## Given instruction
Restate the data exactly as given and keep the pictures out.
··· Recorded data
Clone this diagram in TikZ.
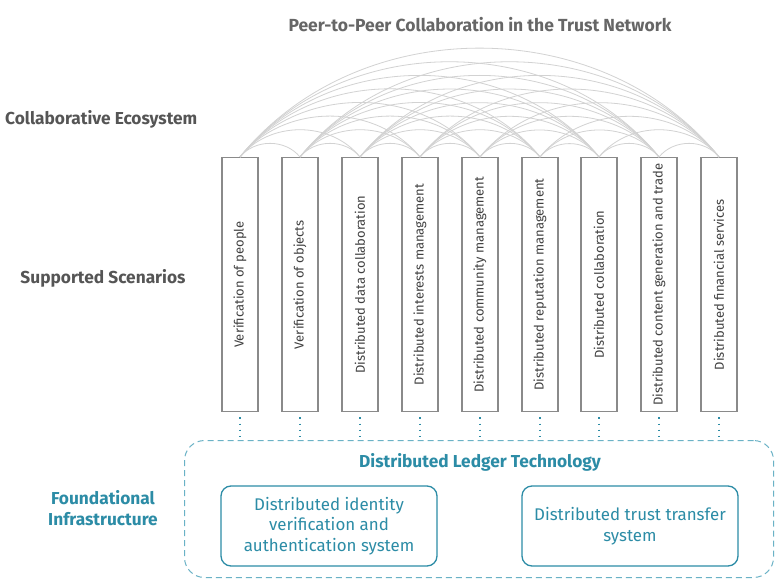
\documentclass[tikz,border=0pt]{standalone}
\usepackage{fontspec}
\setmainfont{Fira Sans}
\usetikzlibrary{calc}
\definecolor{txtgray}{HTML}{555555}
\definecolor{boxgray}{HTML}{8A8A8A}
\definecolor{arcgray}{HTML}{D2D2D2}
\definecolor{teal}{HTML}{2C8CA6}
\definecolor{tealdash}{HTML}{6AB2C6}
\tikzset{
  lbl/.style={font=\bfseries\fontsize{17.3}{19}\selectfont, text=txtgray, inner sep=0pt},
  scen/.style={draw=boxgray, line width=1.3pt, minimum width=36pt, minimum height=254pt, inner sep=0pt,
    anchor=north},
  scentext/.style={rotate=90, font=\fontsize{13}{15}\selectfont, text=black!75, inner sep=0pt},
  arc/.style={draw=arcgray, line width=0.8pt},
  dotl/.style={draw=teal, line width=1.2pt, dash pattern=on 1.2pt off 5pt},
  sysbox/.style={draw=teal, line width=1.3pt, rounded corners=10pt, minimum width=216pt, minimum height=80pt,
    align=center, text=teal, font=\fontsize{16.9}{20.5}\selectfont, inner sep=0pt}
}
\begin{document}
\begin{tikzpicture}[x=1pt,y=-1pt]
\useasboundingbox[fill=white] (0,0) rectangle (782,586);
\node[lbl, font=\fontsize{17.5}{19}\selectfont\bfseries, text=txtgray!90] (title) at (480,25) {Peer-to-Peer Collaboration in the Trust Network};
\node[lbl, anchor=west] (eco) at (5,119) {Collaborative Ecosystem};
\node[lbl] (sup) at (103,278) {Supported Scenarios};
\node[lbl, text=teal, align=center, font=\bfseries\fontsize{17.3}{21}\selectfont] (found) at (103,508) {Foundational\\Infrastructure};
% container
\node[draw=tealdash, line width=1pt, dash pattern=on 6pt off 4pt, rounded corners=20pt,
  minimum width=589pt, minimum height=137pt, anchor=north west, inner sep=0pt] (dlt) at (184,440) {};
\node[lbl, text=teal] (dltlabel) at (480,462) {Distributed Ledger Technology};
\node[sysbox] (ident) at (329,526) {Distributed identity\\verification and\\authentication system};
\node[sysbox] (trust) at (630,526) {Distributed trust transfer\\system};
% scenario boxes
\foreach \i/\x/\t in {1/240/Verification of people,
  2/300/Verification of objects,
  3/360/Distributed data collaboration,
  4/420/Distributed interests management,
  5/480/Distributed community management,
  6/540/Distributed reputation management,
  7/599/Distributed collaboration,
  8/659/Distributed content generation and trade,
  9/719/Distributed financial services}{
  \node[scen] (s\i) at (\x,157) {};
  \node[scentext] (t\i) at (s\i.center) {\t};
  \coordinate (d\i) at ($(s\i.south)+(0,5)$);
  \draw[dotl] (d\i) -- (d\i |- dlt.north);
}
% arcs
\foreach \i in {1,...,8}{
  \pgfmathtruncatemacro{\ni}{\i+1}
  \foreach \j in {\ni,...,9}{
    \draw[arc] (s\i.north) to[bend left=51] (s\j.north);
  }
}
\end{tikzpicture}
\end{document}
······
## Result
Clone this diagram in TikZ.
\documentclass[tikz,border=0pt]{standalone}
\usepackage{fontspec}
\setmainfont{Fira Sans}
\usetikzlibrary{calc}
\definecolor{txtgray}{HTML}{555555}
\definecolor{boxgray}{HTML}{8A8A8A}
\definecolor{arcgray}{HTML}{D2D2D2}
\definecolor{teal}{HTML}{2C8CA6}
\definecolor{tealdash}{HTML}{6AB2C6}
\tikzset{
  lbl/.style={font=\bfseries\fontsize{17.3}{19}\selectfont, text=txtgray, inner sep=0pt},
  scen/.style={draw=boxgray, line width=1.3pt, minimum width=36pt, minimum height=254pt, inner sep=0pt,
    anchor=north},
  scentext/.style={rotate=90, font=\fontsize{13}{15}\selectfont, text=black!75, inner sep=0pt},
  arc/.style={draw=arcgray, line width=0.8pt},
  dotl/.style={draw=teal, line width=1.2pt, dash pattern=on 1.2pt off 5pt},
  sysbox/.style={draw=teal, line width=1.3pt, rounded corners=10pt, minimum width=216pt, minimum height=80pt,
    align=center, text=teal, font=\fontsize{16.9}{20.5}\selectfont, inner sep=0pt}
}
\begin{document}
\begin{tikzpicture}[x=1pt,y=-1pt]
\useasboundingbox[fill=white] (0,0) rectangle (782,586);
\node[lbl, font=\fontsize{17.5}{19}\selectfont\bfseries, text=txtgray!90] (title) at (480,25) {Peer-to-Peer Collaboration in the Trust Network};
\node[lbl, anchor=west] (eco) at (5,119) {Collaborative Ecosystem};
\node[lbl] (sup) at (103,278) {Supported Scenarios};
\node[lbl, text=teal, align=center, font=\bfseries\fontsize{17.3}{21}\selectfont] (found) at (103,508) {Foundational\\Infrastructure};
% container
\node[draw=tealdash, line width=1pt, dash pattern=on 6pt off 4pt, rounded corners=20pt,
  minimum width=589pt, minimum height=137pt, anchor=north west, inner sep=0pt] (dlt) at (184,440) {};
\node[lbl, text=teal] (dltlabel) at (480,462) {Distributed Ledger Technology};
\node[sysbox] (ident) at (329,526) {Distributed identity\\verification and\\authentication system};
\node[sysbox] (trust) at (630,526) {Distributed trust transfer\\system};
% scenario boxes
\foreach \i/\x/\t in {1/240/Verification of people,
  2/300/Verification of objects,
  3/360/Distributed data collaboration,
  4/420/Distributed interests management,
  5/480/Distributed community management,
  6/540/Distributed reputation management,
  7/599/Distributed collaboration,
  8/659/Distributed content generation and trade,
  9/719/Distributed financial services}{
  \node[scen] (s\i) at (\x,157) {};
  \node[scentext] (t\i) at (s\i.center) {\t};
  \coordinate (d\i) at ($(s\i.south)+(0,5)$);
  \draw[dotl] (d\i) -- (d\i |- dlt.north);
}
% arcs
\foreach \i in {1,...,8}{
  \pgfmathtruncatemacro{\ni}{\i+1}
  \foreach \j in {\ni,...,9}{
    \draw[arc] (s\i.north) to[bend left=51] (s\j.north);
  }
}
\end{tikzpicture}
\end{document}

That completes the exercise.